Fotobron: Unsplash – Nathan Dumlao
Als je Joker een superheldenfilm mag noemen, dan is dit verreweg de tofste film in het genre, die ik ooit heb gezien. Aangezien Batman alleen zijdelings voorbijkomt – als kind en nog lang geen superheld – en de hoofdpersoon pas in het laatste kwartier de bekende Joker wordt, zal je dit stempel vast kunnen betwijfelen. Prima, de beste kunst is niet in een hokje te stoppen.
De link met Gotham en het bekende stripheldenverhaal is wat mij betreft wel briljant. Zonder deze suggestie van het ontsnappen van de realiteit, zou de geweldig depressieve vertoning nog vele malen deprimerender zijn. De Batmanlink is de ontsnappingsroute uit het donkere hoofd waar je ruim twee uur in zit.
O, het is niet echt. Het is dat stripfiguur maar. Dat is natuurlijk al de essentie van al die comics. Ontsnapping. Dat het echter ook zó realistisch kon, dat wist ik nog niet.
Het leven van Arthur, psychiatrisch patiënt, die door allerlei tegenslagen gekker en gekker, depressiever en depressiever wordt, is de voorgrond. Gotham, dat toch wel heel erg aan een armageddon-versie van New York doet denken, is enkel de achtergrond.
De vele liftscènes zijn in zekere zin niet anders dan de rest van de film. Waar Arthur ook is, het voelt benauwd. Je begint bijna te begrijpen waarom hij zo nu en dan iemand neer moet knallen. Op dit vlak kun je de hele productie ook best een beetje zien als een Postbus 51-campagne tegen pesten.

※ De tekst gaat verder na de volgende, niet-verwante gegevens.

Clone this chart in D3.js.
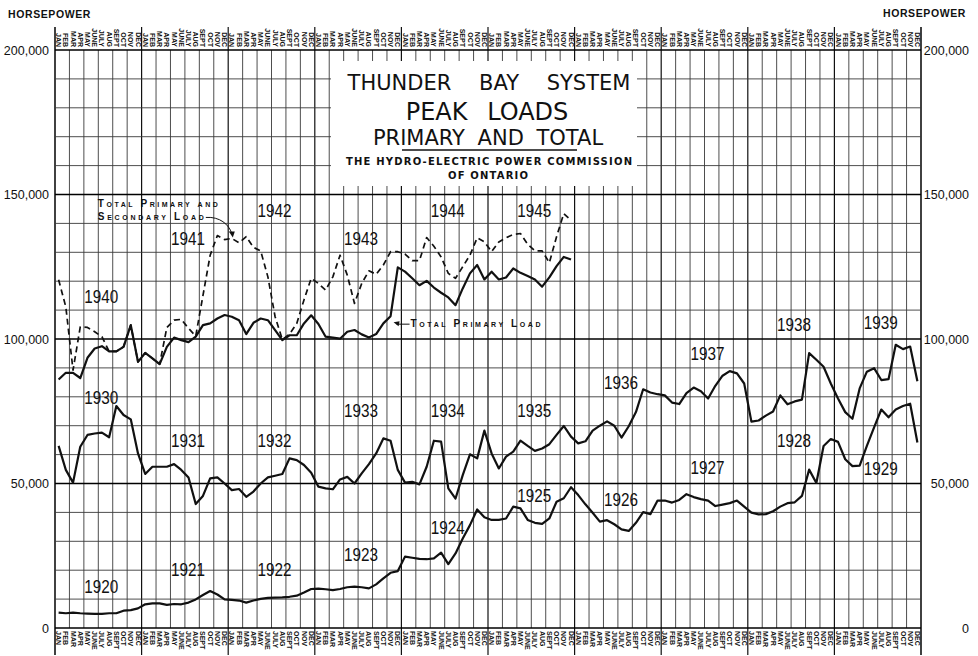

Zo ben je bioscoopbezoeker en zo ben je medeplichtig.
In enkele recensies las ik dat het acteerwerk van de hoofdpersoon, dat inderdaad geweldig is, alles overheersend is. Daar ben ik het niet mee eens. De verhaallijn, de productie, in alles is het ijzersterk.
Hoe je in dat krankzinnig deprimerende hoofd gezogen wordt, vind ik het best. Wat een deprimerende top-film. Met een fantasy-sausje als fopspeen.